__Set exercise__. Count how many lines hold the string "standalone". Answer with that number and nothing more.

•••••

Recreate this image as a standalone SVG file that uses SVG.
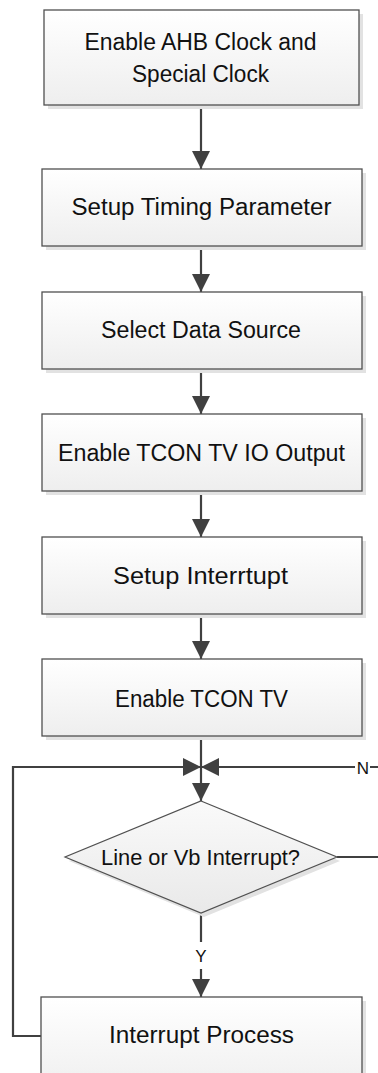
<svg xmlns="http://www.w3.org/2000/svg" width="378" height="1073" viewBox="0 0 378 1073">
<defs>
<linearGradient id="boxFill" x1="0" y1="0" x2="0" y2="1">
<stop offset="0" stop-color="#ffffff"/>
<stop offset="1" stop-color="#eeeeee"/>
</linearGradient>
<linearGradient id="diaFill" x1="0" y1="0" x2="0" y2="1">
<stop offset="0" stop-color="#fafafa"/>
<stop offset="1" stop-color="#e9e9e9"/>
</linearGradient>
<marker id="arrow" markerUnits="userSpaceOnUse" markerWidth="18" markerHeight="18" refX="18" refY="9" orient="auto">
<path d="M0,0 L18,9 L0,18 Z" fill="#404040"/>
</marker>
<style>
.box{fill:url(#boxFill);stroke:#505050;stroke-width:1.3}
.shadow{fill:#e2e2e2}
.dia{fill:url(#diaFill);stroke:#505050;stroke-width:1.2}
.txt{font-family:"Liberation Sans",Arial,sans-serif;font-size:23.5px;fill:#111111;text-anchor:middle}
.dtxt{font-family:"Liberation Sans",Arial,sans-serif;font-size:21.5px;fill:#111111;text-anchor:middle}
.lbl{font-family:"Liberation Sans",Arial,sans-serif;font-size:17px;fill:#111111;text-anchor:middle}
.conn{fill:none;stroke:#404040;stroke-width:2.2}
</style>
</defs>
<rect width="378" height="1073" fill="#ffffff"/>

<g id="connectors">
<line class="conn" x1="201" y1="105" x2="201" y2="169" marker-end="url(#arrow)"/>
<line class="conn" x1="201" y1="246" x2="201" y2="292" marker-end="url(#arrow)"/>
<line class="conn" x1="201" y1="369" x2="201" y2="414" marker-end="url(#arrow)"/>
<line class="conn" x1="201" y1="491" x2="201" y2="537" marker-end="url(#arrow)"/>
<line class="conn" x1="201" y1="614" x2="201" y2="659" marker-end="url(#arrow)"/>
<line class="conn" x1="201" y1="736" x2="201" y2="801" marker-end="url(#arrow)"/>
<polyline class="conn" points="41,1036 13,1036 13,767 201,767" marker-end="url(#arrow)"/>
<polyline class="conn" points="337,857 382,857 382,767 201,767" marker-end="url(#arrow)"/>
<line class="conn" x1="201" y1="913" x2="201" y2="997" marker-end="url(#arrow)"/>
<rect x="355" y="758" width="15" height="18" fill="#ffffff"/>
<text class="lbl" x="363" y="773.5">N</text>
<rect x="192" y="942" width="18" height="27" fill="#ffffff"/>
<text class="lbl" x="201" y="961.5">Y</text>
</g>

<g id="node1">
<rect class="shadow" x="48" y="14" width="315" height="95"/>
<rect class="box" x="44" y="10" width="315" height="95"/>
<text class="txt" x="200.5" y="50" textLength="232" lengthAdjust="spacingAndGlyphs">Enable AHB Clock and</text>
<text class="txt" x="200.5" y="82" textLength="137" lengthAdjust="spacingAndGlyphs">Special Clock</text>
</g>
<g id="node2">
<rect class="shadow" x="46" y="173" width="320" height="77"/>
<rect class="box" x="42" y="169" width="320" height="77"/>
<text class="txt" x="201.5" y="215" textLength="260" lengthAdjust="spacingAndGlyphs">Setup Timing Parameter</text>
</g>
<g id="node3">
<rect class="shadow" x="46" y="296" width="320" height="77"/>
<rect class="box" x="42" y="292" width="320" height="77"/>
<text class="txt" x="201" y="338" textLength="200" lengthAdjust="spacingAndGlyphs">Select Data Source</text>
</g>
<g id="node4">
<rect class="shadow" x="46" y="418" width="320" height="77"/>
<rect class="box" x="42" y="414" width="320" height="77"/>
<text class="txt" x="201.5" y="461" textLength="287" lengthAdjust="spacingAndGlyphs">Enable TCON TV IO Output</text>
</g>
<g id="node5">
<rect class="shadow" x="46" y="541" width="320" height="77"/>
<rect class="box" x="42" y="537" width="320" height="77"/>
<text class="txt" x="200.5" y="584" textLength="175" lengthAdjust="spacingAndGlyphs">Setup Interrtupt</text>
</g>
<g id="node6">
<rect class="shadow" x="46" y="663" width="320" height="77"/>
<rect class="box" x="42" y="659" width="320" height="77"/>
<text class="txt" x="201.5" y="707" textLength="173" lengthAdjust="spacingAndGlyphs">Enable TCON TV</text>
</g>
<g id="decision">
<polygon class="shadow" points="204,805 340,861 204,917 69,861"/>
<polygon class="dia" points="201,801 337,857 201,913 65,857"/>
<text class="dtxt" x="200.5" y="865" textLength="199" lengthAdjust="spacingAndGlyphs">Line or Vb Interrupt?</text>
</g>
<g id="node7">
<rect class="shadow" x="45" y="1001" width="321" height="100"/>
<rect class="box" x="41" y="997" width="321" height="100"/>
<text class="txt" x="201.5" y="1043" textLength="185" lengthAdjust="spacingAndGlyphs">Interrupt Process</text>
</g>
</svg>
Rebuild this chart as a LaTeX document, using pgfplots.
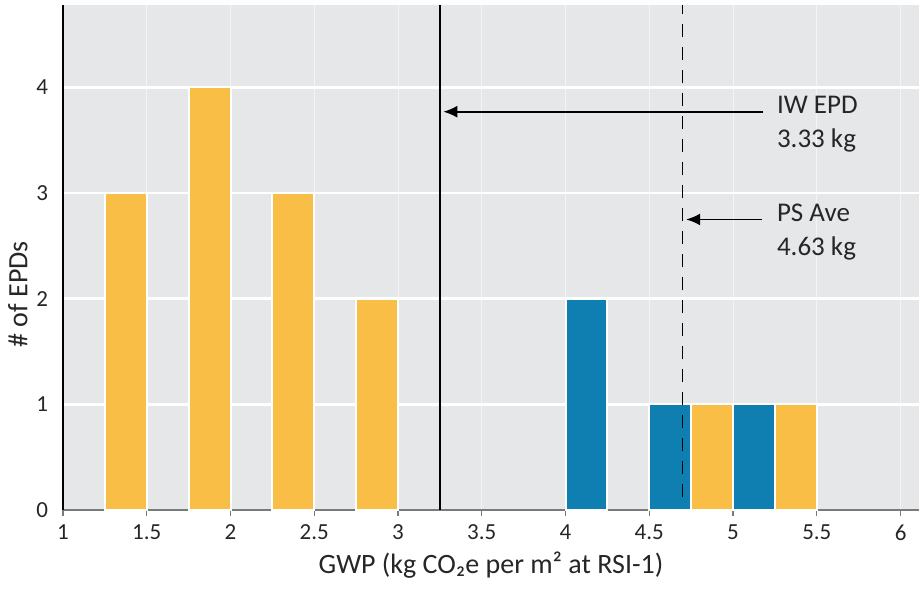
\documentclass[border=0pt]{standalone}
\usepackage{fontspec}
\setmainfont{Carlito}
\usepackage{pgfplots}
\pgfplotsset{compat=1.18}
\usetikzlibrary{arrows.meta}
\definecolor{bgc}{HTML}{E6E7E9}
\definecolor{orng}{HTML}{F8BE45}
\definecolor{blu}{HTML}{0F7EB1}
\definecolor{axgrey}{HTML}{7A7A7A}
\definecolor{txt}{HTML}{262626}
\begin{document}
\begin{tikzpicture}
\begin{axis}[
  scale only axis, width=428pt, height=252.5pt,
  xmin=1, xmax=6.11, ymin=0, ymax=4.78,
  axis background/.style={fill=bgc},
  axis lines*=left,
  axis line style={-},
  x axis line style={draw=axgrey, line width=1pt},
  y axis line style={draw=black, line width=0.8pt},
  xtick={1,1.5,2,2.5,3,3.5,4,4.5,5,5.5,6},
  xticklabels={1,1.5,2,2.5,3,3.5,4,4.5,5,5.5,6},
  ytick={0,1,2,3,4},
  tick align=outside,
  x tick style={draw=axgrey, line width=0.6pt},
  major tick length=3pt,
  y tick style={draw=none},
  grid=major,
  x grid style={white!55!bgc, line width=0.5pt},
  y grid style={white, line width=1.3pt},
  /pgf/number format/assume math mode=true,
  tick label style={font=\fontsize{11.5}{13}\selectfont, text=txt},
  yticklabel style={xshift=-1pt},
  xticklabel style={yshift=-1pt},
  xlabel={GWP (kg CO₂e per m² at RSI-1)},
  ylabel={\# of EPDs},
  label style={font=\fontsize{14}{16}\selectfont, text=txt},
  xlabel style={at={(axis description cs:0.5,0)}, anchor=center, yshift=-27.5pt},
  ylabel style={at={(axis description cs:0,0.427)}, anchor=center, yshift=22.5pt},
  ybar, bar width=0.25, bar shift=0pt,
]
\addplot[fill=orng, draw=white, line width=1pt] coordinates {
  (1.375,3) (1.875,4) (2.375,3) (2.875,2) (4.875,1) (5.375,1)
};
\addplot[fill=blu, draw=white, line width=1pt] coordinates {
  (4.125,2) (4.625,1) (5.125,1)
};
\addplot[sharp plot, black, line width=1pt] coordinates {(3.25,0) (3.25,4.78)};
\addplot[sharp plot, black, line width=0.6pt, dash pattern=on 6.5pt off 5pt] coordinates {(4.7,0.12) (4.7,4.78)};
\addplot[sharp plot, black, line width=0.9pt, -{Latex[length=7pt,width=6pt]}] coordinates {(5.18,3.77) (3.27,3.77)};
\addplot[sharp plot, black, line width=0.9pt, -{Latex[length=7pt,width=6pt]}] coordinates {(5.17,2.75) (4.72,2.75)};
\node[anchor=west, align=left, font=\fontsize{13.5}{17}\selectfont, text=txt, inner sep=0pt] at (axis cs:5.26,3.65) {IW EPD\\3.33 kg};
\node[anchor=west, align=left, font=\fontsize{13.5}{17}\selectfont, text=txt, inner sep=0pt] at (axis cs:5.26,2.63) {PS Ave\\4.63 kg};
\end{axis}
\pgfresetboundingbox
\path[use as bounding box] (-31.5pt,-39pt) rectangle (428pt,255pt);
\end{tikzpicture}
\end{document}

•••••

__Output of the task__. 2